When is the last time you looked at your procurement division? Have you updated any of the processes recently? What about personnel? Are you encouraging them to continue their education and development? Or perhaps someone has just been filling that role temporarily and it is now time to move them into something more permanent and hire someone with the education, experience and background necessary to make a complete transformation of your procurement processes. Sound scary? We aren’t talking about massive overnight changes, but rather a consistent, strategic approach that over time will yield tremendous improvements to the entire company.
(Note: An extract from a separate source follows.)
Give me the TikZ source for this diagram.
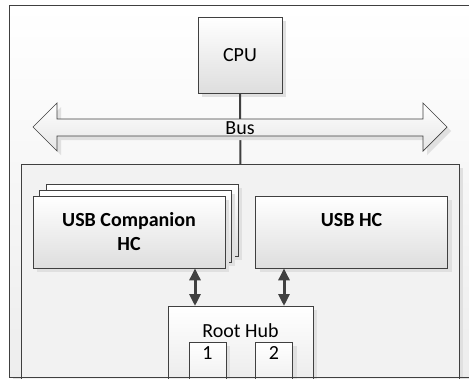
\documentclass[tikz,border=0pt]{standalone}
\usepackage{fontspec}
\setmainfont{Carlito}
\usetikzlibrary{shadows,arrows.meta}

\tikzset{
  frame/.style={draw=black!75, line width=0.8pt, anchor=north west, fill=black!5,
    drop shadow={shadow xshift=4pt, shadow yshift=-4pt, fill=black!12, opacity=1}},
  box/.style={draw=black!75, line width=0.8pt, top color=white, bottom color=black!13,
    drop shadow={shadow xshift=4pt, shadow yshift=-4pt, fill=black!12, opacity=1},
    font=\fontsize{20}{24}\selectfont, align=center},
  hc/.style={box, font=\fontsize{20}{24}\selectfont\bfseries, minimum width=192pt, minimum height=72pt},
  port/.style={box, anchor=north, minimum width=37pt, text height=13pt, text depth=60pt, inner ysep=4pt},
  wire/.style={draw=black!75, line width=2pt},
  link/.style={draw=black!75, line width=3pt,
    {Triangle[width=11pt,length=12pt]}-{Triangle[width=11pt,length=12pt]}},
}

\begin{document}
\begin{tikzpicture}[x=1pt,y=-1pt]
\useasboundingbox (0,0) rectangle (469,378);
\clip (0,0) rectangle (469,378);

% outer frame and host
\node[frame, draw=none, top color=white, bottom color=black!7, minimum width=560pt, minimum height=372pt] (board) at (9,5) {};
\draw[draw=black!75, line width=0.8pt] (board.north east) -- (board.north west)
  -- (board.south west) -- (board.south east);
\node[frame, minimum width=438pt, minimum height=240pt] (host) at (21,164) {};

\node[box, minimum width=84pt, minimum height=76pt] (cpu) at (240,55) {CPU};
\draw[wire] (cpu.south) -- (host.north);

% bus
\draw[draw=black!75, line width=0.7pt, top color=white, bottom color=black!10,
  drop shadow={shadow xshift=4pt, shadow yshift=-4pt, fill=black!12, opacity=1}]
  (33,127) -- (57,103) -- (57,119) -- (423,119) -- (423,103) -- (447,127)
  -- (423,151) -- (423,136) -- (57,136) -- (57,151) -- cycle;
\node[font=\fontsize{20}{24}\selectfont, anchor=base, inner sep=0pt] (bus) at (240,134) {Bus};

% host controllers
\node[hc] (comp3) at (142,220) {};
\node[hc] (comp2) at (135,226) {};
\node[hc] (comp) at (129,232) {USB Companion\\HC};
\node[hc] (usbhc) at (351.5,232) {USB HC\\\mbox{}};

% root hub
\node[box, anchor=north, minimum width=145pt, text height=14pt, text depth=80pt, inner ysep=17pt]
  (hub) at (240.5,306) {Root Hub};
\node[port] (port1) at (207.5,342) {1};
\node[port] (port2) at (274,342) {2};
\draw[draw=black!75, line width=0.8pt] (board.south west) -- (board.south east);

\draw[link] ([xshift=66pt]comp.south) -- ([xshift=66pt]comp.south |- hub.north);
\draw[link] ([xshift=-67.5pt]usbhc.south) -- ([xshift=-67.5pt]usbhc.south |- hub.north);
\end{tikzpicture}
\end{document}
Sanofi, a global healthcare company, spent several years making over their own procurement policies and procedures. As a result, they have experienced a 60% performance improvement for 20% reduced cost. Those numbers should get your attention. How would you organization like to realize that type of improvement over the next couple of years? Is it possible? Absolutely! Is it likely? Well, we certainly cannot guarantee those results for everyone, but does that mean you shouldn’t try? What if you only improve 50% or 20% or even 10%? You have still improved so it is time to get to work.
In order to make a complete transformation you have to look at everything: organizational hierarchy, personnel, processes, systems, and software. It could be that you hire an unbiased third party to do an analysis and make some recommendations or maybe you take a representative or two from each department and form a task committee. There are pros and cons to each. If you opt to work internally, be sure that someone with meeting experience moves every meeting along in a timely and professional manner so that they don’t become gripe sessions or wasted time. You will also need someone, possibly the person running the meetings, who has final authority in making decisions. Even though we live in a country accustomed to elections, votes, and everyone having a say in many decisions, these changes cannot be left to “majority rules”. There may be a time with the decision maker has to step up and break a tie or possibly overturn a poor decision, even one that is popular among the committee members.
Once that is in place start looking at everything. The advantage to utilizing people from various departments is that you may quickly discover problem areas in the hierarchy – areas where communication breaks down, decisions are delayed, or redundancy takes place. Whatever the problems, if allowed to speak openly without concern for reprisal, you may be surprised at what you discover.
When looking at the personnel involved it could be a little problematic using internal resources. Depending on the existing structure, any new structure or hierarchy established, and the people involved in the purchasing and procurement department, you obviously cannot have peers calling for replacements or recommending that someone else be in charge. Or the discussion could involve brainstorming ideas for new positions that don’t yet exist. Just exercise a little wisdom in what form and function this topic takes.
Finally, you will want to examine the processes, systems and software you have in place. All of these are intricately connected and tied together. It may be that small revisions need to be made over time or it could be that the entire system needs to be rebuilt from the ground up. Which direction you go will depend largely on your budget, goals, and what conclusions you draw building to this point.
This may all sound overwhelming, far-fetched or downright impossible. But it has to start somewhere. Use this article to get some discussion started with your peers, your boss, or company executive. Bring it to your next executive meeting and get it added to the agenda. Present it to your management team and ask for feedback and ideas. The hardest step is always the first. Get that started, break it down into manageable goals and find your company on a journey to improve in many areas.